I knew it was coming but it still made me sad.
My Bible finally split in two.
I bought this Bible my last year of Bible college. It wasn’t very fancy or expensive – I was pretty broke at the time.
It’s big and heavy and … precious.
For over 20 years this Bible has been my constant companion.
It was the Bible I was using when I was in the classroom as a brand new teacher, dealing with students, and other teachers, and difficult parents.
It was my Bible as I got my first apartment and began navigated the adult world with it’s responsibilities, privileges and budgets.
It was the Bible I was using during that exciting time when I met and fell in love with Jan.
It was the Bible that I read when I got engaged, then married, and as a new bride.

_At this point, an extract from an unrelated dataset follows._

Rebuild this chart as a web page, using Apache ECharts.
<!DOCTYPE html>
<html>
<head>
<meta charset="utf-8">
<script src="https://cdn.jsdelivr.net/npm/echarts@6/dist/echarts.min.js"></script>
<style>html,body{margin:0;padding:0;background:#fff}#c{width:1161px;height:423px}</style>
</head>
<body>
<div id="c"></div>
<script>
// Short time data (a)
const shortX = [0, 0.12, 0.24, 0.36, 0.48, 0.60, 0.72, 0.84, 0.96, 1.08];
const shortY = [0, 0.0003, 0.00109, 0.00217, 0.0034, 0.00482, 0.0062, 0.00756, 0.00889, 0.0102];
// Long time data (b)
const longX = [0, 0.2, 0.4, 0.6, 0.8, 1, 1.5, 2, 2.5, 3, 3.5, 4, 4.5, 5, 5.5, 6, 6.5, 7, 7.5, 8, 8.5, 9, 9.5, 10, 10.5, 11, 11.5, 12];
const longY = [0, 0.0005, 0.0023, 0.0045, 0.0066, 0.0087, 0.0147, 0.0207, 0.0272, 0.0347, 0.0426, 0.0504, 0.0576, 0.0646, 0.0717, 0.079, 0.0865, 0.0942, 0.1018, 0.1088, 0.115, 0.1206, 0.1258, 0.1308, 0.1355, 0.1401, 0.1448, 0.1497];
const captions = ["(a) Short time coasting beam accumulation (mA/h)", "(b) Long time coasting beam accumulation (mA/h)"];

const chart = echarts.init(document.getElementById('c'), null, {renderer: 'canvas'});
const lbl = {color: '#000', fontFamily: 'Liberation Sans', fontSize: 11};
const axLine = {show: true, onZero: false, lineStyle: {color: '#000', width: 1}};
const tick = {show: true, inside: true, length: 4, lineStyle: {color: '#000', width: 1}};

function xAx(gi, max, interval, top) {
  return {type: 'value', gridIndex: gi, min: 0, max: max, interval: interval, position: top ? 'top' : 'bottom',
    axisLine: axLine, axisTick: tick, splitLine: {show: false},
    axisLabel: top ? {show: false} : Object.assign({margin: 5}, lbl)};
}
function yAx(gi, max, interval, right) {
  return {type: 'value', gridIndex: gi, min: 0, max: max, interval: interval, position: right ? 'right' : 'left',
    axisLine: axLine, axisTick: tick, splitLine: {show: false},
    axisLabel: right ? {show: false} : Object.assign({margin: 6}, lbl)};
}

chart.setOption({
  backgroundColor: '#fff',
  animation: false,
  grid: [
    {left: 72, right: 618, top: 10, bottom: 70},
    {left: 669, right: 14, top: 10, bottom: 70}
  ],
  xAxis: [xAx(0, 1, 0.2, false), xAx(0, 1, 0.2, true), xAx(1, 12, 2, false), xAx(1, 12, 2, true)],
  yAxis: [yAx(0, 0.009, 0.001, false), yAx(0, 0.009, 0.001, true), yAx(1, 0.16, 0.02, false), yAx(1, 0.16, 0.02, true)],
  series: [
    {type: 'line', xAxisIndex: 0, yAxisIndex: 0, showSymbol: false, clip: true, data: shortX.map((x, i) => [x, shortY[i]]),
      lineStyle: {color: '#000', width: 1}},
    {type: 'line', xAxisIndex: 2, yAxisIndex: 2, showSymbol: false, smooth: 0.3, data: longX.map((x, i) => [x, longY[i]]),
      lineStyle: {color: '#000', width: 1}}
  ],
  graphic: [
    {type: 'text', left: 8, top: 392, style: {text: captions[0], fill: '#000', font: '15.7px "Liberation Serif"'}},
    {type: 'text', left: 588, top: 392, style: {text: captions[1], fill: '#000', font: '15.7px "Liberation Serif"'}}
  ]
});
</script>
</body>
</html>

It was the Bible that carried me through 5 pregnancies, 5 births, and then taught me to be a mother.
It’s pages are rumpled and full of underlined verses and notes in the margins.
It’s been there in the every day of life – giving me strength for the good days, and encouragement during the bad.
This is a book full of God’s promises that I claimed – and God kept.
It’s not just a Bible – it’s a record of my spiritual journey – a history of my faith.
I’m not at all sure that I’m not ready to retire this one – at least not yet.
I know there are smaller, prettier Bibles out there, the words are the same and just as powerful. And in time it would become as priceless as this one.
But I’m just not ready – at least not today.
I wonder just how long I can hold it together with tape?
This Bible is like a good friend and I really hate good-byes.